La norma estipula de manera perentoria que, con miras a garantizar la no repetición de las conductas delictivas que han hecho imposible el logro de la paz en Colombia y también con el objeto de asegurar el monopolio legítimo de la fuerza y el uso de las armas por parte del Estado y la Fuerza Pública en todo el territorio nacional, “se prohíbe la creación, promoción, instigación, organización, instrucción, apoyo, tolerancia, encubrimiento o favorecimiento, financiación o empleo oficial y/o privado de grupos civiles armados organizados con fines ilegales de cualquier tipo, incluyendo los denominados autodefensas, paramilitares, así como sus redes de apoyo, estructuras o prácticas, grupos de seguridad con fines ilegales u otras denominaciones equivalentes”.
Desde 1991, en el artículo 22 de la Constitución se declaró que la paz es un derecho y un deber de obligatorio cumplimiento. En tal sentido, es comprensible la intención gubernamental -anunciada desde la campaña presidencial de 2022- de lograr ese propósito colectivo, a plenitud y no parcialmente. Ello, teniendo en cuenta que el proceso de 2016 se circunscribió tan solo a parte de las Farc, con disidencias anteriores y posteriores a la firma del Acuerdo de Paz firmado con el expresidente Juan Manuel Santos. Esas disidencias y otras organizaciones criminales siguen actuando, con gravísimo daño a las instituciones y al pueblo colombiano, y han demostrado no tener voluntad alguna de acogerse a la legalidad. Tanto es así que una de ellas acaba de manifestar que buscará la paz, pero no con el actual sino con el próximo gobierno. Lo cual indica que la denominada “paz total” no se alcanzará durante la presente administración.

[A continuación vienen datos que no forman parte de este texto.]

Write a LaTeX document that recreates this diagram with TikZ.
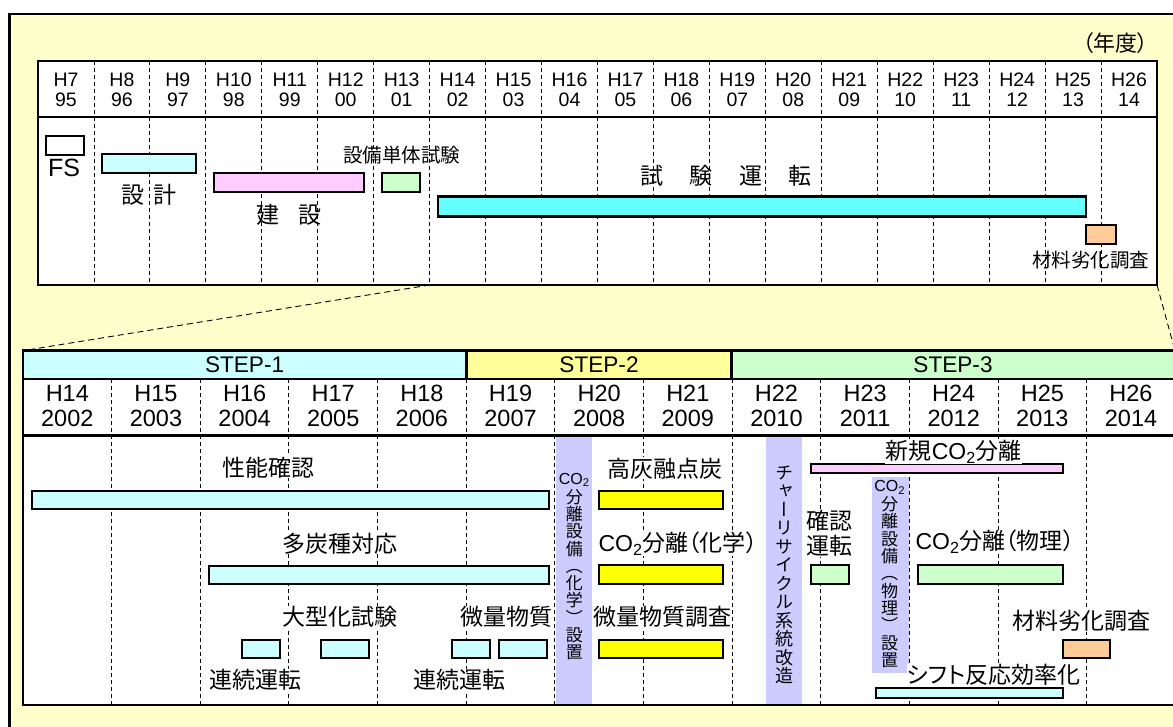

Se prohíbe al Estado la tolerancia con los grupos ilícitos armados, luego, a nuestro juicio, si uno de ellos no muestra voluntad de paz, no se debe insistir en su vinculación a procesos de esa naturaleza, y, como de ese precepto resulta, la Fuerza Pública debe continuar su actividad en todo el territorio y para sus integrantes no puede haber zonas vedadas, en las que no puedan ingresar o tengan que salir.
La Constitución también insiste en que “la ley regulará los tipos penales relacionados con estas conductas, así como las sanciones disciplinarias y administrativas correspondientes”. Es decir, no puede haber impunidad. Es una inconsecuencia que reconocidos delincuentes que siguen delinquiendo sean elegidos para cumplir la función de gestores de paz y quedar en libertad.
En cuanto a las víctimas, no deben ser revictimizadas, como ha ocurrido recientemente -muy grave, por parte de un congresista- con las madres de quienes fueron asesinados y presentados como guerrilleros dados de baja en combate, en el curso de los mal llamados “falsos positivos”, verdaderos crímenes de lesa humanidad. Ni debe ocurrir con los familiares de más de dieciocho mil casos de menores que -según la JEP- fueron víctimas de secuestro, reclutamiento y violencia sexual y otras atrocidades, durante el conflicto armado.